Dr. Sushmitha Pati is an Assistant Professor of Political Science at the National Law School of India University. She teaches course on politics and society in India, political science, and politics & the global world order. She is a political scientist who has taught previously at Delhi University and Azim Premji University, Bangalore. Her research interests include Urban politics, Political Economy, State and Democracy, and Gender. Her upcoming book is titled “Properties of Rent: The Political Economy of Urban Villages in Delhi”, which is to be published by the Cambridge University Press, New Delhi. Her articles and working papers have been published in Contributions to Indian Sociology, Sage, Springer, Economic & Political Weekly, Journal of Indian Law & Society, SOAS South Asia Institute Working Papers, Policies & Practices, Contemporary South Asia, Café Dissensus, Syntalk, The Wire, and others.

Venugopal Maddipati

Dr. Venugopal Maddipati is the Dean In-Charge, School of Design, at Dr. B.R. Ambedkar University.
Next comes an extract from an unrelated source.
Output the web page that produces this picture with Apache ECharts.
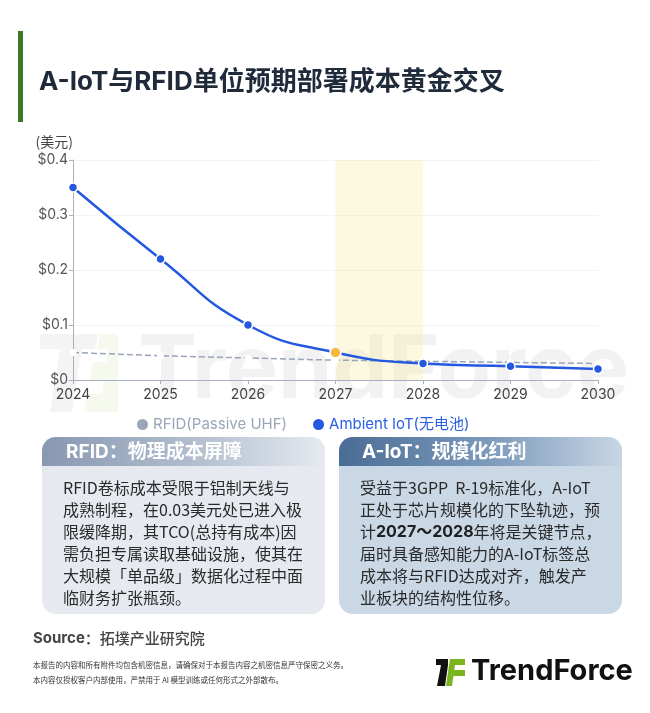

He specialises in art history and architectural design. He is a referee for the Art Journal and the Open Library for the Humanities. He works on community art projects and architectural projects: in 2004, he directed a short film called “Wounded City: A Global New Zealand” with the contemporary artist Alfredo Jaar, 2004. He has written books, newspaper articles, and journal articles in Routledge, The Tribune, Ecologies, Aesthetics and Histories of Art, Marg, Liquescent Materiality: Water Histories in South Asia 1500 to the Present, Journal of South Asian Studies, Journal of Landscape Architecture, Blog for Transregional Research, Nehru Memorial Library Occasional Paper Series, and Ashgate Press. He has taught a variety of courses including Technology and Society, History of Indian Art & Architecture, Gender, Sexuality, & Design, Theory of Design, World Architectural History, and others.